Another way to collect is by concentrating on local artists, at Stamford Auction Rooms, there are many watercolours that are sold by local artists, to local people and what makes this appealing is that a lot of the time the scenes are of local landmarks or landscapes, an example of this is the Fraser family of Huntingdonshire.

In my opinion the key thing, as with any antique,is to buy what pleases you! My two personal favourite watercolours are unsigned,and the value very low, however I love the fine detail, and the unusual composition of them, so I have chosen them through aesthetic appeal rather than anything else.
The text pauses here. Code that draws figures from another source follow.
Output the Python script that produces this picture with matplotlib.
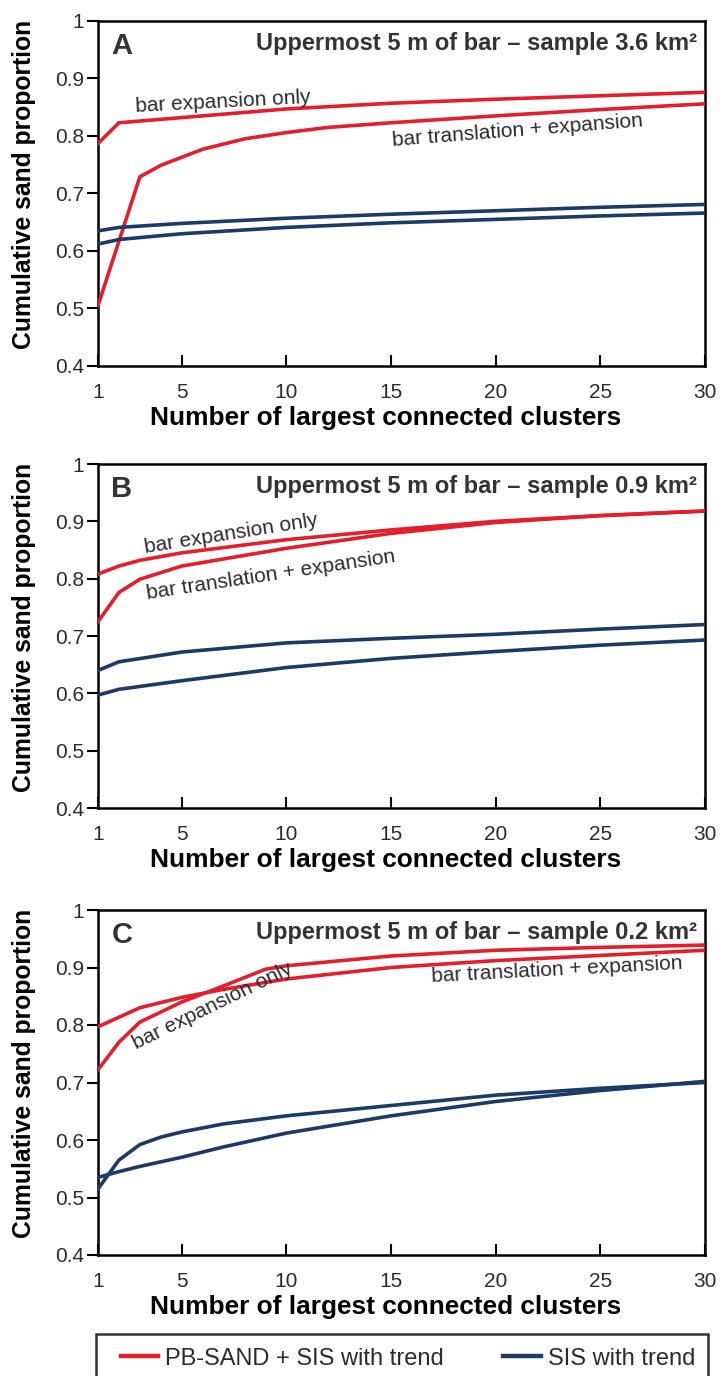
"""Cumulative sand proportion versus number of largest connected clusters."""
import matplotlib.pyplot as plt
from matplotlib.lines import Line2D
from matplotlib.patches import Rectangle
from matplotlib.ticker import FixedLocator

RED = "#E41E2B"
BLUE = "#1B3A66"
TXT = "#2B2B2B"
SANS = ["Liberation Sans", "DejaVu Sans"]

# Panel A - sample 3.6 km2
a_exp_x = [1, 2, 5, 10, 15, 20, 25, 30]
a_exp_y = [0.787, 0.823, 0.832, 0.847, 0.857, 0.864, 0.870, 0.876]
a_trans_x = [1, 2, 3, 4, 5, 6, 8, 10, 12, 15, 20, 25, 30]
a_trans_y = [0.505, 0.617, 0.729, 0.749, 0.763, 0.777, 0.795, 0.806, 0.815, 0.823, 0.835, 0.846, 0.856]
a_sis1_x = [1, 2, 5, 10, 15, 20, 25, 30]
a_sis1_y = [0.635, 0.641, 0.648, 0.657, 0.664, 0.670, 0.676, 0.681]
a_sis2_x = [1, 2, 5, 10, 15, 20, 25, 30]
a_sis2_y = [0.612, 0.620, 0.630, 0.641, 0.649, 0.655, 0.661, 0.666]

# Panel B - sample 0.9 km2
b_exp_x = [1, 2, 3, 5, 10, 15, 20, 25, 30]
b_exp_y = [0.808, 0.822, 0.832, 0.845, 0.868, 0.885, 0.900, 0.910, 0.918]
b_trans_x = [1, 2, 3, 5, 10, 15, 20, 25, 30]
b_trans_y = [0.725, 0.776, 0.799, 0.822, 0.853, 0.879, 0.898, 0.910, 0.918]
b_sis1_x = [1, 2, 5, 10, 15, 20, 25, 30]
b_sis1_y = [0.640, 0.655, 0.672, 0.688, 0.696, 0.703, 0.712, 0.720]
b_sis2_x = [1, 2, 5, 10, 15, 20, 25, 30]
b_sis2_y = [0.597, 0.607, 0.622, 0.645, 0.661, 0.673, 0.684, 0.693]

# Panel C - sample 0.2 km2
c_exp_x = [1, 3, 5, 7, 10, 15, 20, 25, 30]
c_exp_y = [0.797, 0.830, 0.848, 0.862, 0.880, 0.900, 0.912, 0.921, 0.930]
c_trans_x = [1, 2, 3, 5, 7, 9, 10, 15, 20, 25, 30]
c_trans_y = [0.722, 0.770, 0.805, 0.840, 0.868, 0.897, 0.903, 0.920, 0.930, 0.935, 0.939]
c_sis1_x = [1, 2, 3, 4, 5, 7, 10, 15, 20, 25, 30]
c_sis1_y = [0.515, 0.565, 0.592, 0.605, 0.614, 0.628, 0.642, 0.660, 0.678, 0.690, 0.700]
c_sis2_x = [1, 2, 3, 5, 7, 10, 15, 20, 25, 30]
c_sis2_y = [0.535, 0.545, 0.554, 0.570, 0.588, 0.612, 0.642, 0.667, 0.686, 0.702]

x_ticks = [1, 5, 10, 15, 20, 25, 30]
y_ticks = [0.4, 0.5, 0.6, 0.7, 0.8, 0.9, 1.0]
y_tick_labels = ["0.4", "0.5", "0.6", "0.7", "0.8", "0.9", "1"]

panels = [
    ("A", "3.6",
     [(a_exp_x, a_exp_y, RED), (a_trans_x, a_trans_y, RED),
      (a_sis1_x, a_sis1_y, BLUE), (a_sis2_x, a_sis2_y, BLUE)],
     [("bar expansion only", 2.8, 0.842, 3),
      ("bar translation + expansion", 15.1, 0.783, 4.5)]),
    ("B", "0.9",
     [(b_exp_x, b_exp_y, RED), (b_trans_x, b_trans_y, RED),
      (b_sis1_x, b_sis1_y, BLUE), (b_sis2_x, b_sis2_y, BLUE)],
     [("bar expansion only", 3.25, 0.845, 9),
      ("bar translation + expansion", 3.35, 0.764, 8.5)]),
    ("C", "0.2",
     [(c_exp_x, c_exp_y, RED), (c_trans_x, c_trans_y, RED),
      (c_sis1_x, c_sis1_y, BLUE), (c_sis2_x, c_sis2_y, BLUE)],
     [("bar expansion only", 2.85, 0.757, 26),
      ("bar translation + expansion", 16.95, 0.875, 3)]),
]

fig = plt.figure(figsize=(7.24, 13.76), dpi=100)

W = 724.0
H = 1376.0
left, right = 98 / W, 705 / W
tops = [21, 464, 910]
bottoms = [366, 808, 1255]

for (letter, area, lines, notes), top, bot in zip(panels, tops, bottoms):
    ax = fig.add_axes([left, 1 - bot / H, right - left, (bot - top) / H])
    for xs, ys, col in lines:
        ax.plot(xs, ys, color=col, lw=2.6, solid_joinstyle="miter", zorder=3)

    ax.set_xlim(1, 30)
    ax.set_ylim(0.4, 1.0)

    ax.set_yticks(y_ticks)
    ax.set_yticklabels(y_tick_labels, family=SANS, fontsize=15)
    ax.set_xticks(x_ticks)
    ax.set_xticklabels([str(t) for t in x_ticks], family=SANS, fontsize=15)
    ax.xaxis.set_minor_locator(FixedLocator([1, 30]))
    ax.tick_params(axis="y", direction="out", length=8, width=1.5, pad=2,
                   colors="black", labelcolor=TXT)
    ax.tick_params(axis="x", which="major", direction="in", length=8, width=1.5,
                   pad=12, labelcolor=TXT)
    ax.tick_params(axis="x", which="minor", direction="out", length=6, width=1.5)
    for sp in ax.spines.values():
        sp.set_linewidth(1.8)

    ax.set_xlabel("Number of largest connected clusters", family=SANS,
                  fontsize=18.9, fontweight="bold", color="black")
    ax.xaxis.set_label_coords(0.4745, -0.116)
    ax.set_ylabel("Cumulative sand proportion", family=SANS,
                  fontsize=17.8, fontweight="bold", color="black")
    ax.yaxis.set_label_coords(-0.102, 0.525)

    ax.text(0.022, 0.903, letter, transform=ax.transAxes, family=SANS,
            fontsize=21, fontweight="bold", color="#333333", va="baseline")
    ax.text(0.987, 0.915, "Uppermost 5 m of bar \u2013 sample " + area + " km\u00b2",
            transform=ax.transAxes, family=SANS, fontsize=17, fontweight="bold",
            color="#333333", ha="right", va="baseline")

    for label, tx, ty, rot in notes:
        ax.text(tx, ty, label, family=SANS, fontsize=15, color=TXT,
                rotation=rot, rotation_mode="anchor", ha="left", va="baseline")

# legend frame spans the panel width and runs off the bottom edge
fig.patches.append(Rectangle((96 / W, -0.01), 612 / W, 0.01 + 1 - 1334 / H,
                             transform=fig.transFigure, fill=False,
                             edgecolor="#333333", lw=1.8))

handles = [Line2D([], [], color=RED, lw=3.2), Line2D([], [], color=BLUE, lw=3.2)]
leg = fig.legend(handles, ["PB-SAND + SIS with trend", "SIS with trend"],
                 loc="upper left", bbox_to_anchor=(104 / W, 1 - 1331 / H),
                 ncol=2, frameon=False, handlelength=1.6, handletextpad=0.3,
                 columnspacing=2.5, borderpad=0.2,
                 prop={"family": SANS, "size": 17})
for t in leg.get_texts():
    t.set_color(TXT)

fig.savefig("out.png", dpi=100)
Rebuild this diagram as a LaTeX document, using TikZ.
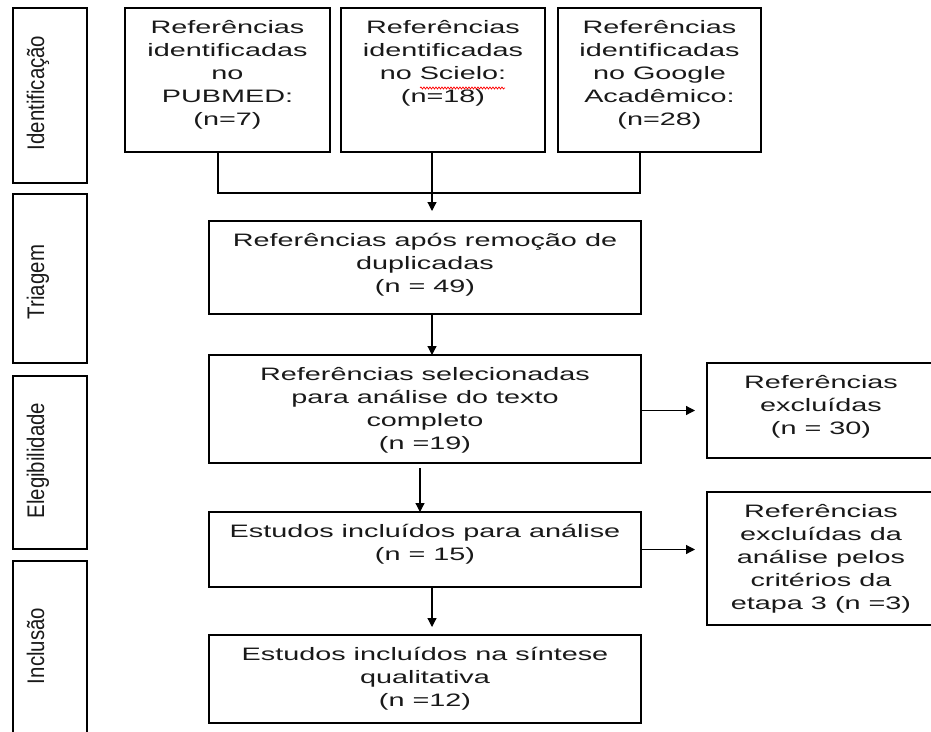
\documentclass[tikz,border=0pt]{standalone}
\usepackage{fontspec}
\setmainfont{Liberation Sans}
\usetikzlibrary{positioning, calc, arrows.meta, decorations.pathmorphing}

% wide box text and narrow stage text
\newcommand{\largo}[1]{\scalebox{1.6}[1]{\begin{tabular}{@{}c@{}}\rule{0pt}{18pt}#1\end{tabular}}}
\newcommand{\estreito}[1]{\scalebox{0.85}[1]{#1}}

\begin{document}
\begin{tikzpicture}[x=1pt, y=-1pt,
  every node/.append style={inner sep=0pt, outer sep=0pt},
  etapa/.style={draw, line width=1.3pt, minimum width=74pt},
  rot/.style={rotate=90, anchor=base, font=\fontsize{24}{28}\selectfont, text=black!90},
  caixa/.style={draw, line width=1.3pt},
  txt/.style={font=\fontsize{18}{23}\selectfont, text=black!90},
  arr/.style={-{Triangle[width=9pt, length=9pt]}, line width=1.2pt},
  lig/.style={line width=1.2pt},
]
\useasboundingbox (0,0) rectangle (931,731);

%% ─── stage labels on the left ───────────────────────────────────────────────
\node[etapa, minimum height=175pt] (eid)  at (50, 95.5)  {};
\node[etapa, minimum height=169pt] (etri) at (50, 278.5) {};
\node[etapa, minimum height=173pt] (eele) at (50, 462.5) {};
\node[etapa, minimum height=180pt] (einc) at (50, 651)   {};
\node[rot] (tid)  at (44, 93)    {\estreito{Identificação}};
\node[rot] (ttri) at (44, 282)   {\estreito{Triagem}};
\node[rot] (tele) at (44, 460.5) {\estreito{Elegibilidade}};
\node[rot] (tinc) at (44, 646)   {\estreito{Inclusão}};

%% ─── identification: three sources ──────────────────────────────────────────
\node[caixa, minimum width=205pt, minimum height=144pt] (pub) at (227.5, 80) {};
\node[caixa, minimum width=204pt, minimum height=144pt] (sci) at (443, 80)   {};
\node[caixa, minimum width=203pt, minimum height=144pt] (goo) at (659.5, 80) {};
\node[txt, below=7pt of pub.north] (tpub) {\largo{Referências\\identificadas\\no\\PUBMED:\\(n=7)}};
\node[txt, below=7pt of sci.north] (tsci) {\largo{Referências\\identificadas\\no Scielo:\\(n=18)}};
\node[txt, below=7pt of goo.north] (tgoo) {\largo{Referências\\identificadas\\no Google\\Acadêmico:\\(n=28)}};
\draw[red, line width=0.7pt, decorate, decoration={snake, amplitude=1pt, segment length=3pt}]
  ($(sci.north)+(-23,80)$) -- ($(sci.north)+(62,80)$);

%% ─── main column ────────────────────────────────────────────────────────────
\node[caixa, minimum width=432pt, minimum height=93pt]  (tri) at (425, 267.5) {};
\node[caixa, minimum width=432pt, minimum height=108pt] (sel) at (425, 409)   {};
\node[caixa, minimum width=432pt, minimum height=75pt]  (est) at (425, 549.5) {};
\node[caixa, minimum width=432pt, minimum height=88pt]  (sin) at (425, 679)   {};
\node[txt, below=7pt of tri.north] (ttri2) {\largo{Referências após remoção de\\duplicadas\\(n = 49)}};
\node[txt, below=7pt of sel.north] (tsel)  {\largo{Referências selecionadas\\para análise do texto\\completo\\(n =19)}};
\node[txt, below=7pt of est.north] (test)  {\largo{Estudos incluídos para análise\\(n = 15)}};
\node[txt, below=7pt of sin.north] (tsin)  {\largo{Estudos incluídos na síntese\\qualitativa\\(n =12)}};

%% ─── exclusions on the right ────────────────────────────────────────────────
\node[caixa, minimum width=228pt, minimum height=95pt]  (exc1) at (821, 410.5) {};
\node[caixa, minimum width=228pt, minimum height=133pt] (exc2) at (821, 558.5) {};
\node[txt, below=7pt of exc1.north] (texc1) {\largo{Referências\\excluídas\\(n = 30)}};
\node[txt, below=7pt of exc2.north] (texc2) {\largo{Referências\\excluídas da\\análise pelos\\critérios da\\etapa 3 (n =3)}};

%% ─── connectors ─────────────────────────────────────────────────────────────
\draw[lig] ([xshift=-9.5pt]pub.south) -- ++(0,41) -| ([xshift=-19.5pt]goo.south);
\draw[arr] ([xshift=-11pt]sci.south) -- ([xshift=7pt, yshift=10pt]tri.north);
\draw[arr] ([xshift=7pt]tri.south) -- ([xshift=7pt]sel.north);
\draw[arr] ([xshift=-5pt, yshift=-5pt]sel.south) -- ([xshift=-5pt]est.north);
\draw[arr] ([xshift=7pt]est.south) -- ([xshift=7pt, yshift=8pt]sin.north);
\draw[arr] (sel.east |- exc1.west) -- ([xshift=-12pt]exc1.west);
\draw[arr] (est.east) -- ([xshift=-12pt]exc2.west |- est.east);

\end{tikzpicture}
\end{document}
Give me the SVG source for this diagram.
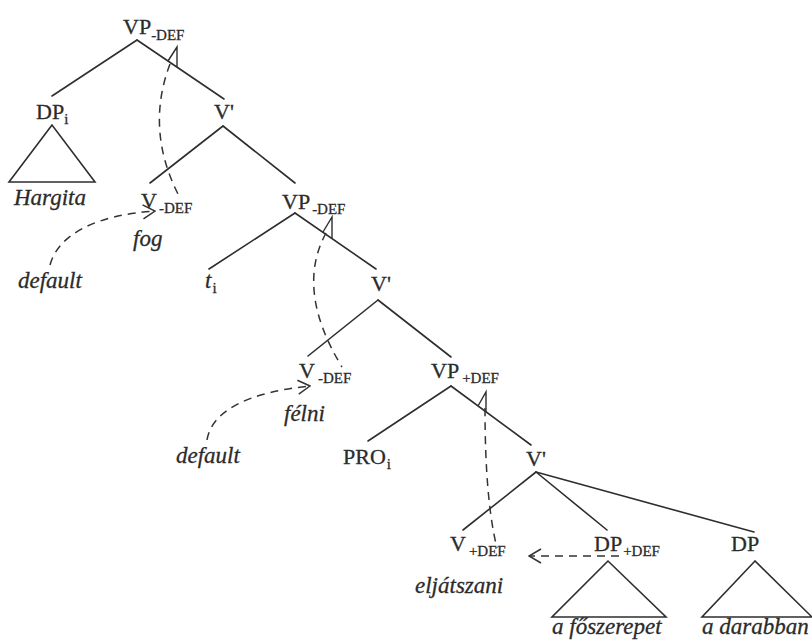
<svg xmlns="http://www.w3.org/2000/svg" width="812" height="644" viewBox="0 0 812 644">
<defs>
<style>
text{font-family:'Liberation Serif','DejaVu Serif','Times New Roman',serif;fill:#2b2b2b;stroke:#2b2b2b;stroke-width:0.3}
.lbl{font-size:22px}
.sub{font-size:15px}
.it{font-style:italic;font-size:23px}
.br{stroke:#2e2e2e;stroke-width:1.6;fill:none;stroke-linecap:round}
.dash{stroke:#333;stroke-width:1.5;fill:none;stroke-dasharray:8 6}
.tri{stroke:#2e2e2e;stroke-width:1.4;fill:none;stroke-linejoin:miter}
</style>
<marker id="ah" viewBox="0 0 14 16" refX="13" refY="8" markerWidth="14" markerHeight="16" markerUnits="userSpaceOnUse" orient="auto">
<path d="M1,1 L13,8 L1,15" fill="none" stroke="#333" stroke-width="1.5"/>
</marker>
</defs>
<rect width="812" height="644" fill="#ffffff"/>

<g id="connectors">
<line class="br" x1="137" y1="40" x2="52" y2="96"/>
<line class="br" x1="137" y1="40" x2="224" y2="99"/>
<line class="br" x1="223" y1="126" x2="150" y2="183"/>
<line class="br" x1="223" y1="126" x2="295" y2="183"/>
<line class="br" x1="295" y1="213" x2="209" y2="269"/>
<line class="br" x1="295" y1="213" x2="376" y2="269"/>
<line class="br" x1="378" y1="300" x2="308" y2="356"/>
<line class="br" x1="378" y1="300" x2="451" y2="357"/>
<line class="br" x1="451" y1="386" x2="368" y2="441"/>
<line class="br" x1="451" y1="386" x2="531" y2="445"/>
<line class="br" x1="536" y1="472" x2="463" y2="530"/>
<line class="br" x1="536" y1="472" x2="607" y2="530"/>
<line class="br" x1="536" y1="472" x2="754" y2="532"/>
<path class="tri" d="M168,61 L177,47 L177,67"/>
<path class="tri" d="M323,232 L332,217 L332,238"/>
<path class="tri" d="M478,406 L486,392 L486,412"/>
<path class="dash" d="M170,64 Q145,130 179,196"/>
<path class="dash" d="M326,233 Q295,290 342,367"/>
<path class="dash" d="M485,408 Q485,500 497,548"/>
<path class="dash" d="M50,265 C58,235 95,215 155,211" marker-end="url(#ah)"/>
<path class="dash" d="M207,440 C212,410 250,392 310,386" marker-end="url(#ah)"/>
<path class="dash" d="M619,556 L529,556" marker-end="url(#ah)"/>
</g>

<g id="vp-top"><text class="lbl" x="123" y="34">VP<tspan class="sub" dy="6">-DEF</tspan></text></g>
<g id="dp-i">
<text class="lbl" x="36" y="119">DP<tspan class="sub" dy="5">i</tspan></text>
<path class="br" d="M52,125 L9,182 L95,182 Z"/>
<text class="it" x="14" y="205">Hargita</text>
</g>
<g id="vbar-1"><text class="lbl" x="214" y="119">V'</text></g>
<g id="v-fog">
<text class="lbl" x="141" y="208">V<tspan class="sub" dx="2" dy="5">-DEF</tspan></text>
<text class="it" x="133" y="246">fog</text>
</g>
<g id="default-1"><text class="it" x="18" y="288">default</text></g>
<g id="vp-2"><text class="lbl" x="282" y="209">VP<tspan class="sub" dx="2" dy="5">-DEF</tspan></text></g>
<g id="t-i"><text class="it" x="205" y="288">t<tspan class="sub" font-style="normal" dx="1" dy="5">i</tspan></text></g>
<g id="vbar-2"><text class="lbl" x="371" y="291">V'</text></g>
<g id="v-felni">
<text class="lbl" x="299" y="378">V<tspan class="sub" dx="3" dy="5">-DEF</tspan></text>
<text class="it" x="284" y="421">félni</text>
</g>
<g id="default-2"><text class="it" x="176" y="463">default</text></g>
<g id="vp-3"><text class="lbl" x="431" y="378">VP<tspan class="sub" dx="3" dy="5">+DEF</tspan></text></g>
<g id="pro-i"><text class="lbl" x="343" y="464">PRO<tspan class="sub" dx="1" dy="5">i</tspan></text></g>
<g id="vbar-3"><text class="lbl" x="526" y="466">V'</text></g>
<g id="v-eljatszani">
<text class="lbl" x="450" y="551">V<tspan class="sub" dx="3" dy="5">+DEF</tspan></text>
<text class="it" x="415" y="593">eljátszani</text>
</g>
<g id="dp-def">
<text class="lbl" x="594" y="551">DP<tspan class="sub" dx="1" dy="5">+DEF</tspan></text>
<path class="br" d="M608,561 L552,617 L666,617 Z"/>
<text class="it" x="552" y="634">a főszerepet</text>
</g>
<g id="dp">
<text class="lbl" x="731" y="551">DP</text>
<path class="br" d="M755,561 L702,617 L812,617 Z"/>
<text class="it" x="702" y="634">a darabban</text>
</g>
</svg>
I also find that botanical and ornithological studies which tend to be very fine, full of colour and detail, and often are a series of studies can look fantastic on the wall.



For further reading I recommend Christopher Wood’s Dictionary of Victorian Painters that lists thousands of artists who were professional painters and it a book I often refer to, but also remember that there were justas many good amateurs and semi-professionals. It is true to say that most middle and upper class Victorians painted and the Stamford Auction Rooms often sells sketch books including watercolours painted by amateurs - for them it was similar to our use of the camera today, and people routinely recorded events of interest in watercolours.




When buying, always have a good look on the reverse to see if you can find any faint pencil inscriptions. Often these have been missed by previous owners and can provide a title/view, address of the artist and sometimes exhibition history or the original price paid. If the work is signed, see if the artist is recorded in any of the well-known dictionaries.


Keep watercolours away from direct sunlight and use ultraviolet filtering glass for framing helps prevent fading. Avoid humidity as this can cause mildew,which is known as ‘foxing’ and usually shows as small dark brown spots on the surface, and this can be rectified by a painting restorer.